Given data »
# # # # #

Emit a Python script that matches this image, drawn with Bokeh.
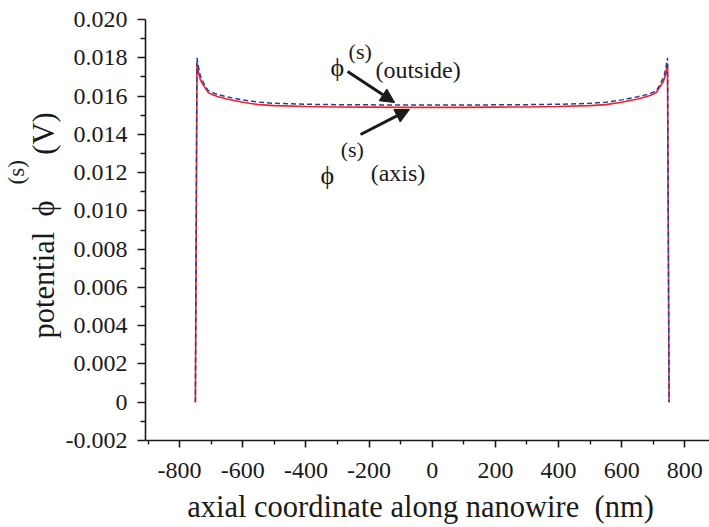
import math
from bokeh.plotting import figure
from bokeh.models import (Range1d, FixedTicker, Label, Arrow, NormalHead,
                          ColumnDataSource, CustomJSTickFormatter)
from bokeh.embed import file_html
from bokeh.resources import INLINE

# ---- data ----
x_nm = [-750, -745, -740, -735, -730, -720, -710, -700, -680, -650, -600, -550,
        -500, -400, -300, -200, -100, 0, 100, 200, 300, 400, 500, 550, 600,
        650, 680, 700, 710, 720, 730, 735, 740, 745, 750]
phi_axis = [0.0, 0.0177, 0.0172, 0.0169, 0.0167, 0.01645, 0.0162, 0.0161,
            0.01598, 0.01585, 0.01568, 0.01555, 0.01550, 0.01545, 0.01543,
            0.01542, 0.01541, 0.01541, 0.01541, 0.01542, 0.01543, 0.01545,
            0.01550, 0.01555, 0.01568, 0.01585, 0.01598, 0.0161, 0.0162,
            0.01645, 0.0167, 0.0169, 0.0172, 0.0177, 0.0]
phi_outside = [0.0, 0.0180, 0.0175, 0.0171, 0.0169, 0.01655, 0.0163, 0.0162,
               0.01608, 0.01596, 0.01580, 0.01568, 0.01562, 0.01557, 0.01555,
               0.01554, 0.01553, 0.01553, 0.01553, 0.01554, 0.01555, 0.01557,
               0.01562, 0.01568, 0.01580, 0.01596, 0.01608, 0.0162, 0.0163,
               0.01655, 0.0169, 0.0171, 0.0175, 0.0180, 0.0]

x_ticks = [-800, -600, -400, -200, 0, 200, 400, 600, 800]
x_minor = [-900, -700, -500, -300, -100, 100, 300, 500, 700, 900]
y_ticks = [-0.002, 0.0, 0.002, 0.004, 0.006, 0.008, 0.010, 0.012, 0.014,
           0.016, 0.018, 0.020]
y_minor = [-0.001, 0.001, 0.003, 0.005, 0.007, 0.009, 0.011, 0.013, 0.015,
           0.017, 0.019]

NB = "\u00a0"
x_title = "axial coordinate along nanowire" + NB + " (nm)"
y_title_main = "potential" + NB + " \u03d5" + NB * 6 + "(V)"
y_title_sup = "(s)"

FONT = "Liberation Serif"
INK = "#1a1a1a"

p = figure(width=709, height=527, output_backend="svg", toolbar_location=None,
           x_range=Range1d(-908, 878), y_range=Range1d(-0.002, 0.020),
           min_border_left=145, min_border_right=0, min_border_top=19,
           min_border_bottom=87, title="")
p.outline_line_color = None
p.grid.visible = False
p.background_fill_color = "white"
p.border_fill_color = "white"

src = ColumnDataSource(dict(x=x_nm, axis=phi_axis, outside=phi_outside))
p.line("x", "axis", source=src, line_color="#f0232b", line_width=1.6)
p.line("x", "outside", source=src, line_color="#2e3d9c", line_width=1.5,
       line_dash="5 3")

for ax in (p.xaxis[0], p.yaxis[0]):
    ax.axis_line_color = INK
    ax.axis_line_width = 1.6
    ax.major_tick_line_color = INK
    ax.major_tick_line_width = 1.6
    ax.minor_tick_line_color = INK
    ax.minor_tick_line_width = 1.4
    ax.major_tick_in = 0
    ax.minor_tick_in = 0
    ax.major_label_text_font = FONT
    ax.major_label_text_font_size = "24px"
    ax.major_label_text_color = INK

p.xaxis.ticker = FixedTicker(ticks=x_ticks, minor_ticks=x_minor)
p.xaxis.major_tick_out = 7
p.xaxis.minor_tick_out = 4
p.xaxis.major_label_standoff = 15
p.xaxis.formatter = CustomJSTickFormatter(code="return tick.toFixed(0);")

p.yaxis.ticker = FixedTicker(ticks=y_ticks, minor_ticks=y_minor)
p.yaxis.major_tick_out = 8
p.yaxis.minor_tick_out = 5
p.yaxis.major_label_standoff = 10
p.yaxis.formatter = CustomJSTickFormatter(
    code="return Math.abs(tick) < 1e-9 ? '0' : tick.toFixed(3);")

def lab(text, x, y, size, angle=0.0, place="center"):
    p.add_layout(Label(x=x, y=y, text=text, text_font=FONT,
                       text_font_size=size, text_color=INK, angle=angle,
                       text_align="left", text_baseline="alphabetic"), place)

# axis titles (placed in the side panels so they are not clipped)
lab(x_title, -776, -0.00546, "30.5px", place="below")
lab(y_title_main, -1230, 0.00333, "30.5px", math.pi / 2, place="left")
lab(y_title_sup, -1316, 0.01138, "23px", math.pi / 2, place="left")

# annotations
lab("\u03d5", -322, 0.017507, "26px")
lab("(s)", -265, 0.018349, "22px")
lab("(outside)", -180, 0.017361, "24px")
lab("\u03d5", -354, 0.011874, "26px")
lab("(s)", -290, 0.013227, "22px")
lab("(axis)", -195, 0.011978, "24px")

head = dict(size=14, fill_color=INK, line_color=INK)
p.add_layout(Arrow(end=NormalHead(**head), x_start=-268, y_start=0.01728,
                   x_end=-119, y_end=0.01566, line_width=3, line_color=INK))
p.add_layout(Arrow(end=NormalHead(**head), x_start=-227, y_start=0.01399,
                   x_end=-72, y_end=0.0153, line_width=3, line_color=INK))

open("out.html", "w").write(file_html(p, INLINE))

# # # # #

Written task » Leave out the pictures. Transcribe only the lines above, from the first through the one that contains "from bokeh.resources import INLINE".

Worked answer »
Emit a Python script that matches this image, drawn with Bokeh.
import math
from bokeh.plotting import figure
from bokeh.models import (Range1d, FixedTicker, Label, Arrow, NormalHead,
                          ColumnDataSource, CustomJSTickFormatter)
from bokeh.embed import file_html
from bokeh.resources import INLINE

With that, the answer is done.